Formally obtaining the status of a portfolio landlord requires a minimum of four properties with mortgages. This distinction underscores the need for careful financial planning and evaluation of various factors to ensure the feasibility and sustainability of managing multiple properties within the context of buy-to-let investments.


Is there a maximum number of properties allowed?

There is no universal maximum limit for the number of buy-to-let properties one can have, as lenders establish their own criteria, often assessing applications individually without a predefined maximum. It is essential to scrutinize the conditions, as some lenders may impose caps on the total number of mortgaged properties, while others consider the overall property ownership, regardless of existing financing.

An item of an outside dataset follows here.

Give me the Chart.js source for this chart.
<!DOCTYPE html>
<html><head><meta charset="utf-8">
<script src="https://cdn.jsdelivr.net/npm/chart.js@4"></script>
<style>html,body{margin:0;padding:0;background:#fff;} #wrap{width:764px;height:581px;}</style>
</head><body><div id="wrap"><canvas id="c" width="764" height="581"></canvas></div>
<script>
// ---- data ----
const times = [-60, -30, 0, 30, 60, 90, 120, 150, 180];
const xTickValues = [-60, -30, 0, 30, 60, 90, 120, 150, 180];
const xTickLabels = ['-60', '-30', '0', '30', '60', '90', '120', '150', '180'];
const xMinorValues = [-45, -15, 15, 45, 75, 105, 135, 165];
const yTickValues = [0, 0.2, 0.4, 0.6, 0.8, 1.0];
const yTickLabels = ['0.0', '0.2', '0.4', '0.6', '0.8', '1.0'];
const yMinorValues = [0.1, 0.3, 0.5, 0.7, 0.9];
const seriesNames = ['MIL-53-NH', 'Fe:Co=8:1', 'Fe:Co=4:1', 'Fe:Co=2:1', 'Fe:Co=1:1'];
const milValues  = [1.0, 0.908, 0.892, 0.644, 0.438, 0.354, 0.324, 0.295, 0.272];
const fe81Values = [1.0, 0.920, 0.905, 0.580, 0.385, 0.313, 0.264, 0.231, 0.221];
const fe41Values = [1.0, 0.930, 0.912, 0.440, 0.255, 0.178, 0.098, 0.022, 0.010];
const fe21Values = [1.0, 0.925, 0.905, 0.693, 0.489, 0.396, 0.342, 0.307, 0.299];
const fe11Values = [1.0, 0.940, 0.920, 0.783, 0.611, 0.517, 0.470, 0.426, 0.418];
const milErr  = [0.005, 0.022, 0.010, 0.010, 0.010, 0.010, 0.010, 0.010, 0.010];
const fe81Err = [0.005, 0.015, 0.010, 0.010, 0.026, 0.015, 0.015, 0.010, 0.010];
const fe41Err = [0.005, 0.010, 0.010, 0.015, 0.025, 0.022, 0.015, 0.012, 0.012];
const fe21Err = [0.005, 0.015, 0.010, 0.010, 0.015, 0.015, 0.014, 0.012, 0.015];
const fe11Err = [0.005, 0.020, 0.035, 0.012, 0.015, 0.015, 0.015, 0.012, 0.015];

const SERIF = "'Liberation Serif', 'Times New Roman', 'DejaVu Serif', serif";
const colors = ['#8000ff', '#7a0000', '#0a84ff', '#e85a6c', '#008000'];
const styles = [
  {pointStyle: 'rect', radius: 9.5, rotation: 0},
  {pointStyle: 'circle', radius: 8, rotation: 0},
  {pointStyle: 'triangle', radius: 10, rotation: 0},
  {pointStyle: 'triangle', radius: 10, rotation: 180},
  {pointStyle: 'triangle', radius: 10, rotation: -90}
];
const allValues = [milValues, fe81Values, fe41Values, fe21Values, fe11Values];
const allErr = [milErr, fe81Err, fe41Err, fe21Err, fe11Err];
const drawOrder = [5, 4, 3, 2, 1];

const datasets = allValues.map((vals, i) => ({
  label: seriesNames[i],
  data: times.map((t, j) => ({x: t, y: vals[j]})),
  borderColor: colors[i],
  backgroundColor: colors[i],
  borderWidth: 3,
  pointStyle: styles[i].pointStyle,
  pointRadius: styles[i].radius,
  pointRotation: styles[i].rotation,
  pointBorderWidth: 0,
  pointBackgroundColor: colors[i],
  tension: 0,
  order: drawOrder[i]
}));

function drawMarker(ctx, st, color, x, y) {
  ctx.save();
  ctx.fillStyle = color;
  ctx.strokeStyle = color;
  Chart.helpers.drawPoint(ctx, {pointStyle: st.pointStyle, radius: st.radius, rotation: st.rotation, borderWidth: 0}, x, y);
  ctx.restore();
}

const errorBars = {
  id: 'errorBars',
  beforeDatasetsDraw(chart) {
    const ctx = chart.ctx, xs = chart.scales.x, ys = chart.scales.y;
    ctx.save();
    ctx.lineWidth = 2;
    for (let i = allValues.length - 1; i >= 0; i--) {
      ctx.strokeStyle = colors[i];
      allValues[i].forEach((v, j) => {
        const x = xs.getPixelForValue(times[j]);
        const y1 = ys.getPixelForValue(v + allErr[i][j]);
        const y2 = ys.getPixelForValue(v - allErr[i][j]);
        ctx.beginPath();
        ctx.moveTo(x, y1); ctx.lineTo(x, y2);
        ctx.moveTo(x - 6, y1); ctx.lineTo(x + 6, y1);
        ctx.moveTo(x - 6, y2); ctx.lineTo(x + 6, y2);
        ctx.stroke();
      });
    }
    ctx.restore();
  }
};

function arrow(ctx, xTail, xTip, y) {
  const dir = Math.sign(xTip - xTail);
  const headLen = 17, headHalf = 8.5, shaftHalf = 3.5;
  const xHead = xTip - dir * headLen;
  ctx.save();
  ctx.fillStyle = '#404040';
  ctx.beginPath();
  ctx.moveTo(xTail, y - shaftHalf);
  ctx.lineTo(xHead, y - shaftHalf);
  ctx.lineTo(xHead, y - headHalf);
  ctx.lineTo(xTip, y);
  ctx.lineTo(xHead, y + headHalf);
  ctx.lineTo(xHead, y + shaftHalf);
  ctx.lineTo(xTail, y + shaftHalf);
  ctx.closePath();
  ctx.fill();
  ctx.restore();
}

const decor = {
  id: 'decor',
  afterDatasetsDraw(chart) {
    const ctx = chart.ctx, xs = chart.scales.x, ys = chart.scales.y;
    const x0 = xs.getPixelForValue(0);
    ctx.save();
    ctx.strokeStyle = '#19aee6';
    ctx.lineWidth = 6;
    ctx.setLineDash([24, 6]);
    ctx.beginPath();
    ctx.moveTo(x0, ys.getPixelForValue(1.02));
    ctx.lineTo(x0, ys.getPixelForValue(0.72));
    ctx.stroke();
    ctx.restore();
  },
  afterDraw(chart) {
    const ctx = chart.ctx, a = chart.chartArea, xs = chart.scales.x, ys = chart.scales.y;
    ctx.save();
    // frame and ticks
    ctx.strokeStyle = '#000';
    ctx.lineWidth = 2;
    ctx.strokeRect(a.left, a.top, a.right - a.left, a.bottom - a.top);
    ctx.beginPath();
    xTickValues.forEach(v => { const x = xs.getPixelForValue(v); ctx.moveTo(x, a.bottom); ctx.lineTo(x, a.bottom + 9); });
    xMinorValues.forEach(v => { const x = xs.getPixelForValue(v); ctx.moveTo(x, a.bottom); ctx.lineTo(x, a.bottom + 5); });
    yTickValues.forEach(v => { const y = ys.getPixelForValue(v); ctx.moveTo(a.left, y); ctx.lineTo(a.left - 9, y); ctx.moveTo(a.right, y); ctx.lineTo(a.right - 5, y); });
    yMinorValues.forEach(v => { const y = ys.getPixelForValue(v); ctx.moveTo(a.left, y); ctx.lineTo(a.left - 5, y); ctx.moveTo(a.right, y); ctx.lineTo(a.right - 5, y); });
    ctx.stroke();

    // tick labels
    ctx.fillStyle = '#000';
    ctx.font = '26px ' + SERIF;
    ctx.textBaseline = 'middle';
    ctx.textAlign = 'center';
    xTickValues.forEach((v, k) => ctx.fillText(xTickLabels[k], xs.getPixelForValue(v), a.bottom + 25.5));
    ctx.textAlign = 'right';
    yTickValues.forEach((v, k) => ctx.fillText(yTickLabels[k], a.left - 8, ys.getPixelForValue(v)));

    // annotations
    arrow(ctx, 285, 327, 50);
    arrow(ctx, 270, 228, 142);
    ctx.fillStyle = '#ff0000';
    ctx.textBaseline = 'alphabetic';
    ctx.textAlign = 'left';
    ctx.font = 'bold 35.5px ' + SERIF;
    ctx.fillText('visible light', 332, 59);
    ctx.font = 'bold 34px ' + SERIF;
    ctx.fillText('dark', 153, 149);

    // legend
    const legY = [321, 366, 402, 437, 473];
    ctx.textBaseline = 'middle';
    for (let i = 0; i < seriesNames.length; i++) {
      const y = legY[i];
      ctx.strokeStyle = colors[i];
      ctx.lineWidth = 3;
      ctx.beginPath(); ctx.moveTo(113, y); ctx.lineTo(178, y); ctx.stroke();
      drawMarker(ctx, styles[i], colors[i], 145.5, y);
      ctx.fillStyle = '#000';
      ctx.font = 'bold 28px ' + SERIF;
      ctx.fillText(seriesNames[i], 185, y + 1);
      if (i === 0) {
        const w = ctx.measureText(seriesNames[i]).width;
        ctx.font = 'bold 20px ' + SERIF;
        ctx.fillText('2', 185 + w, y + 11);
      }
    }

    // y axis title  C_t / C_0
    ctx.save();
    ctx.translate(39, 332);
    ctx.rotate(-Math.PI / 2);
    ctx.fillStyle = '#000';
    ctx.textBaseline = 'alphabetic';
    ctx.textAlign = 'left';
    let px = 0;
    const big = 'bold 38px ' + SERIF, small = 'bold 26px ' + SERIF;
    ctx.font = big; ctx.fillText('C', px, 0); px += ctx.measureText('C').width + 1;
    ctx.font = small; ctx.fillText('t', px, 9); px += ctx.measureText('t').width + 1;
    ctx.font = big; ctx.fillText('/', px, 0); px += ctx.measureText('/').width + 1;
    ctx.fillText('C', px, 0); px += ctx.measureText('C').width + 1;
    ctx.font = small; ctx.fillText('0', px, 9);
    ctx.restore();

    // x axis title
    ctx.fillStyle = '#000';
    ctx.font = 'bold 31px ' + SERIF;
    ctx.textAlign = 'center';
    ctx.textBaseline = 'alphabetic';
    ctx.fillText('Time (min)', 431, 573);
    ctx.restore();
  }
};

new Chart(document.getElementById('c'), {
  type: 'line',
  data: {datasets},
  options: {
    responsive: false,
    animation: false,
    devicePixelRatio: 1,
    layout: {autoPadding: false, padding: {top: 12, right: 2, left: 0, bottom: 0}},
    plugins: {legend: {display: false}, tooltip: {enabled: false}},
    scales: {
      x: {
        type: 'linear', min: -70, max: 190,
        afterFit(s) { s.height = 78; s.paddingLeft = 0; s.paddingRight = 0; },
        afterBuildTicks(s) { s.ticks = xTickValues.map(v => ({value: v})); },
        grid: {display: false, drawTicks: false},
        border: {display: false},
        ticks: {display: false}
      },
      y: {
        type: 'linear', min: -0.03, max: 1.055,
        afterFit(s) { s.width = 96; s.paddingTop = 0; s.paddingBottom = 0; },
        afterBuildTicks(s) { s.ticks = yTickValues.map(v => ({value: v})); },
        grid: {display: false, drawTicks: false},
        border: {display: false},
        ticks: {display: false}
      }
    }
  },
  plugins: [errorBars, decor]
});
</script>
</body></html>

To illustrate, Virgin Money permits a maximum of 5 buy-to-let properties, allowing up to £3 million in finance for portfolio landlords. However, the total number of mortgaged properties in the entire portfolio, across all lenders, should not exceed 10. On the other hand, the Monmouthshire Building Society accepts up to ten properties, requiring a minimum of 2 years’ landlord experience, and stipulating that the total property ownership, including unencumbered properties, should not surpass 20.

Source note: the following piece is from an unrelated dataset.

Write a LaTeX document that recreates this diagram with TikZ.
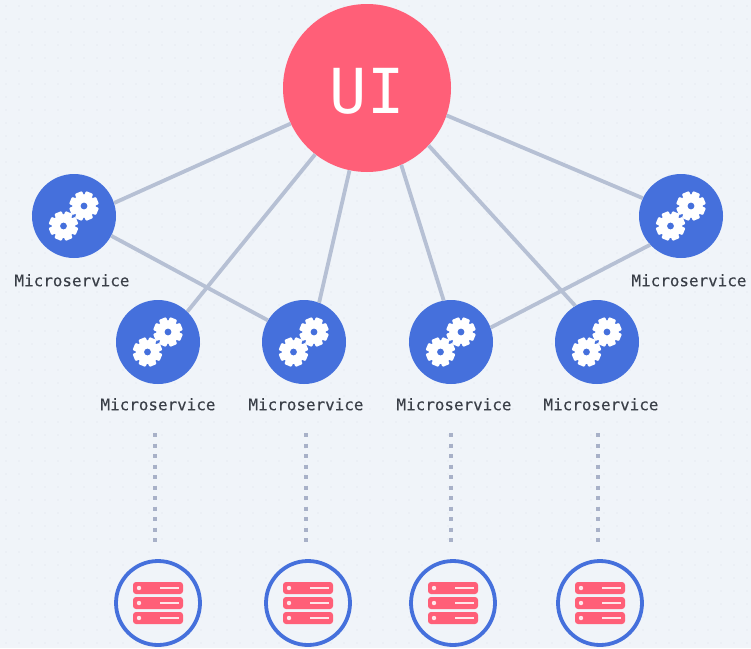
\documentclass[tikz,border=0pt]{standalone}
\usepackage{fontspec}
\setmonofont[FakeBold=0.25]{DejaVu Sans Mono}
\newfontfamily\uifont{DejaVu Sans Mono}
\definecolor{bgc}{HTML}{F0F4F9}
\definecolor{dotc}{HTML}{E6EBF1}
\definecolor{linkc}{HTML}{B6C0D4}
\definecolor{dotlinkc}{HTML}{A8B1C8}
\definecolor{bluec}{HTML}{4570DC}
\definecolor{redc}{HTML}{FF5F78}
\definecolor{labelc}{HTML}{3A3F48}
\tikzset{
  x=1pt,y=-1pt,
  uinode/.style={circle,fill=redc,minimum size=168pt,inner sep=0pt,text=white,font=\uifont\fontsize{62}{62}\selectfont},
  msnode/.style={circle,fill=bluec,minimum size=84pt,inner sep=0pt},
  dbnode/.style={circle,draw=bluec,line width=3.8pt,fill=bgc,minimum size=84pt,inner sep=0pt},
  mslabel/.style={text=labelc,font=\ttfamily\fontsize{15.9}{16}\selectfont,inner sep=0pt},
  link/.style={draw=linkc,line width=3.8pt},
  dotlink/.style={draw=dotlinkc,line width=4pt,dash pattern=on 4pt off 6.5pt},
  gearpart/.pic={
    \foreach \a in {0,45,...,315}{
      \fill[white,rotate=\a+22.5,rounded corners=1pt] (-3.9,-14.6) rectangle (3.9,0);
    }
    \fill[white] (0,0) circle (11.8);
    \fill[bluec] (0,0) circle (3.4);
  },
  gearpair/.pic={
    \pic at (-10.5,10) {gearpart};
    \pic at (10,-10) {gearpart};
  },
  serverbar/.pic={
    \fill[redc,rounded corners=3pt] (-25,-6) rectangle (25,6);
    \fill[white,opacity=.85] (-19,0) circle (2.2);
    \draw[white,opacity=.85,line width=1.6pt] (2,0) -- (21,0);
  },
}
\begin{document}
\begin{tikzpicture}
\useasboundingbox (0,0) rectangle (751,648);
\fill[bgc] (0,0) rectangle (751,648);
\foreach \i in {0,...,57}{\foreach \j in {0,...,49}{
  \fill[dotc] (\i*13+6,\j*13+6) circle (0.8);
}}
% nodes
\node[uinode] (ui) at (367,88) {\raisebox{-25.5pt}[0pt][0pt]{UI}};
\node[msnode] (m1) at (74,216) {};
\node[msnode] (m2) at (158,342) {};
\node[msnode] (m3) at (304,342) {};
\node[msnode] (m4) at (451,342) {};
\node[msnode] (m5) at (597,342) {};
\node[msnode] (m6) at (681,216) {};
\node[mslabel] (l1) at (72,280.3) {Microservice};
\node[mslabel] (l2) at (158,404.3) {Microservice};
\node[mslabel] (l3) at (306,404.3) {Microservice};
\node[mslabel] (l4) at (454,404.3) {Microservice};
\node[mslabel] (l5) at (601,404.3) {Microservice};
\node[mslabel] (l6) at (689,280.3) {Microservice};
\node[dbnode] (d2) at (158,603) {};
\node[dbnode] (d3) at (308,603) {};
\node[dbnode] (d4) at (453,603) {};
\node[dbnode] (d5) at (600,603) {};
\coordinate (s2) at (155,433);
\coordinate (e2) at (155,542);
\coordinate (s3) at (306,433);
\coordinate (e3) at (306,542);
\coordinate (s4) at (451,433);
\coordinate (e4) at (451,542);
\coordinate (s5) at (598,433);
\coordinate (e5) at (598,542);
% connectors
\draw[link] (ui.205.7) -- (m1.18.9);
\draw[link] (ui.232.5) -- (m2.46);
\draw[link] (ui.258.6) -- (m3.69);
\draw[link] (ui.294.8) -- (m4.100);
\draw[link] (ui.317.9) -- (m5.121.6);
\draw[link] (ui.341.6) -- (m6.155);
\draw[link] (m1.-28.3) -- (m3.149.3);
\draw[link] (m6.223) -- (m4.20);
\draw[dotlink] (s2) -- (e2);
\draw[dotlink] (s3) -- (e3);
\draw[dotlink] (s4) -- (e4);
\draw[dotlink] (s5) -- (e5);
% icons
\foreach \n in {m1,m2,m3,m4,m5,m6}{ \pic at (\n) {gearpair}; }
\foreach \n in {d2,d3,d4,d5}{
  \pic at ([yshift=15pt]\n.center) {serverbar};
  \pic at (\n.center) {serverbar};
  \pic at ([yshift=-15pt]\n.center) {serverbar};
}
\end{tikzpicture}
\end{document}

What is a buy-to-let portfolio mortgage?

A buy-to-let portfolio mortgage is not a specific product but a term used by lenders for landlords with at least four mortgages on rental properties, seeking additional borrowing. Instead of having mortgages with multiple lenders, it consolidates buy-to-let lending, enabling the use of one property’s equity for another’s deposit—a practice known as ‘cross-charging’. This approach provides flexibility for portfolio landlords, accommodating less standard property types like holiday lets and HMOs.


How to get a buy-to-let portfolio mortgage

If you’re considering a portfolio mortgage for multiple buy-to-let properties, it’s wise to seek professional advice. Submit an inquiry, and we’ll connect you with a broker specializing in buy-to-let portfolio mortgages. Your advisor will guide you through the necessary steps leading to a complete application.


Gather details of your existing mortgages

Your portfolio mortgage lender will require information on all your current buy-to-let mortgages, including rates, remaining terms, and balances. Providing these details allows them to assess your portfolio Loan-to-Value (LTV) and determine your eligibility.


Put together your business plan

Include information on your current and anticipated rental income to assist your lender in evaluating your Interest Cover Ratio (ICR). The ICR is the expected rental income percentage compared to your mortgage interest payments. Lenders typically look for an ICR between approximately 125% and 145% to ensure your ability to cover repayments.


Identify to best fit lenders

Consider various factors like costs, terms, and flexibility when choosing a buy-to-let portfolio mortgage. Your broker will assist in identifying the best deals and selecting the most suitable lender for your needs.


Advantages and disadvantages to portfolio mortgages

Owning four or more rental properties doesn’t necessitate a portfolio mortgage, so discuss its pros and cons with your broker beforehand.



  1. Simplified Payments: With a portfolio mortgage, you make a single monthly payment to one lender, streamlining management for multiple properties.
  2. Flexibility: Grouping mortgages allows flexibility in pooling equity and enhancing borrowing power. Offset underperforming properties against successful ones.
  3. Tax Savings: Opting for a portfolio mortgage may offer tax efficiencies, potentially saving money and enhancing cost-effectiveness.



  1. Limited Lender Options: Portfolio mortgages may have fewer lender choices, reducing your options.
  2. Higher Rates and Fees: While tax savings may offset higher rates, it’s essential to evaluate the overall financial impact.
  3. Concentration Risk: Relying on one lender and payment method poses a risk if issues arise or unfavorable terms are introduced.
  4. Inflexibility: Selling a property from the portfolio can affect overall Loan-to-Value (LTV) and impose restrictions on your actions.